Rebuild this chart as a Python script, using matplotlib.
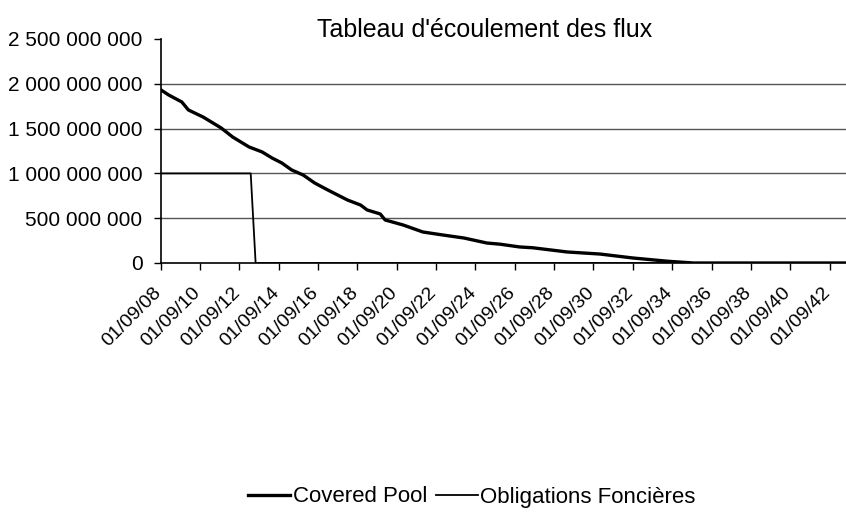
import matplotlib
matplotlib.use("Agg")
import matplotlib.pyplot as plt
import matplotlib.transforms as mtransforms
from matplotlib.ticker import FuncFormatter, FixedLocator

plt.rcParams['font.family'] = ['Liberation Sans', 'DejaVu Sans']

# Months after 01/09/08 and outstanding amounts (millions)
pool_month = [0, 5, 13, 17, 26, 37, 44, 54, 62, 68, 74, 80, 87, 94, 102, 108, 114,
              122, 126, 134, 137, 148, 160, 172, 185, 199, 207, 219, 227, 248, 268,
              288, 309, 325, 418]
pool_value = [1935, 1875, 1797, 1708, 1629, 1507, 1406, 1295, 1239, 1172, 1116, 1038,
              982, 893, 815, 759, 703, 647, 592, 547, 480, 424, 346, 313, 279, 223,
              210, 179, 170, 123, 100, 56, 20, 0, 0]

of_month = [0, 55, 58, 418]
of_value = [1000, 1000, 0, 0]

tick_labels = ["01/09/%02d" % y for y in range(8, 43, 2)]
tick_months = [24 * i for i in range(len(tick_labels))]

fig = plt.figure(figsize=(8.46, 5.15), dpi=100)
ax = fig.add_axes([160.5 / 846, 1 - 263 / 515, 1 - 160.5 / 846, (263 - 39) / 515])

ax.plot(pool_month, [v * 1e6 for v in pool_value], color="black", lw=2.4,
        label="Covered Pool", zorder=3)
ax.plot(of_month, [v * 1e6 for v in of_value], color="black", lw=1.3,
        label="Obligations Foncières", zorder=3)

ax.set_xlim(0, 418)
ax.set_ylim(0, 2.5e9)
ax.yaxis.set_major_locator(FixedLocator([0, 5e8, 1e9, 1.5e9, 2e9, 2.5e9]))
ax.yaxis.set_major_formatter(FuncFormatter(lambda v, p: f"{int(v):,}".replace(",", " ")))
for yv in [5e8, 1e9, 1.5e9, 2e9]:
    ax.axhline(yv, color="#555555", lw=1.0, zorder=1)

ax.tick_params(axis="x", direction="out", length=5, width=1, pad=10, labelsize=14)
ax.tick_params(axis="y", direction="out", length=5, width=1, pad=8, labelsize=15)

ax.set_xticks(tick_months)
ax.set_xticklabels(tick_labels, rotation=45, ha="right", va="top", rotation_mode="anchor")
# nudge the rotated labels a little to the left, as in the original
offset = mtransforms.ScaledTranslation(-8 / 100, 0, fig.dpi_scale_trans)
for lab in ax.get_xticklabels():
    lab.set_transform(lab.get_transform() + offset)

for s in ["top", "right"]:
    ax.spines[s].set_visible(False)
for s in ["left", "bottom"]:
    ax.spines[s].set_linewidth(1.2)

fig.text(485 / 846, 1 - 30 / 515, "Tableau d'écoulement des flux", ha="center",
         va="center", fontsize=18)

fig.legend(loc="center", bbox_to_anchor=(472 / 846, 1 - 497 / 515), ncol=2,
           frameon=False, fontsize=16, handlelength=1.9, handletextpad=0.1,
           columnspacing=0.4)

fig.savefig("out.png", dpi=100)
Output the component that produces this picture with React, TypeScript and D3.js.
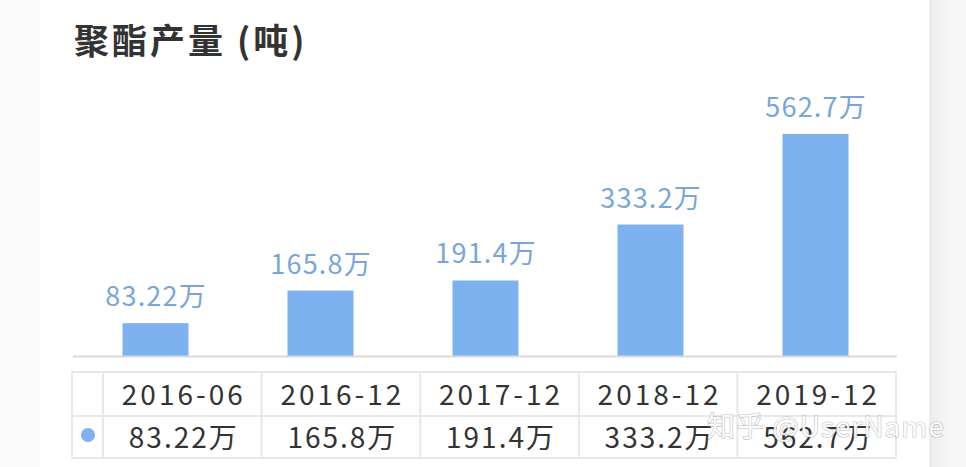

- _YOUR OBJECTIVE_: Take the records above from their first line through the line with "ax = fig.add_axes([160.5" and set those lines down word for word, minus the pictures.

- _RESULT OF THE EXERCISE_:
Rebuild this chart as a Python script, using matplotlib.
import matplotlib
matplotlib.use("Agg")
import matplotlib.pyplot as plt
import matplotlib.transforms as mtransforms
from matplotlib.ticker import FuncFormatter, FixedLocator

plt.rcParams['font.family'] = ['Liberation Sans', 'DejaVu Sans']

# Months after 01/09/08 and outstanding amounts (millions)
pool_month = [0, 5, 13, 17, 26, 37, 44, 54, 62, 68, 74, 80, 87, 94, 102, 108, 114,
              122, 126, 134, 137, 148, 160, 172, 185, 199, 207, 219, 227, 248, 268,
              288, 309, 325, 418]
pool_value = [1935, 1875, 1797, 1708, 1629, 1507, 1406, 1295, 1239, 1172, 1116, 1038,
              982, 893, 815, 759, 703, 647, 592, 547, 480, 424, 346, 313, 279, 223,
              210, 179, 170, 123, 100, 56, 20, 0, 0]

of_month = [0, 55, 58, 418]
of_value = [1000, 1000, 0, 0]

tick_labels = ["01/09/%02d" % y for y in range(8, 43, 2)]
tick_months = [24 * i for i in range(len(tick_labels))]

fig = plt.figure(figsize=(8.46, 5.15), dpi=100)
ax = fig.add_axes([160.5 / 846, 1 - 263 / 515, 1 - 160.5 / 846, (263 - 39) / 515])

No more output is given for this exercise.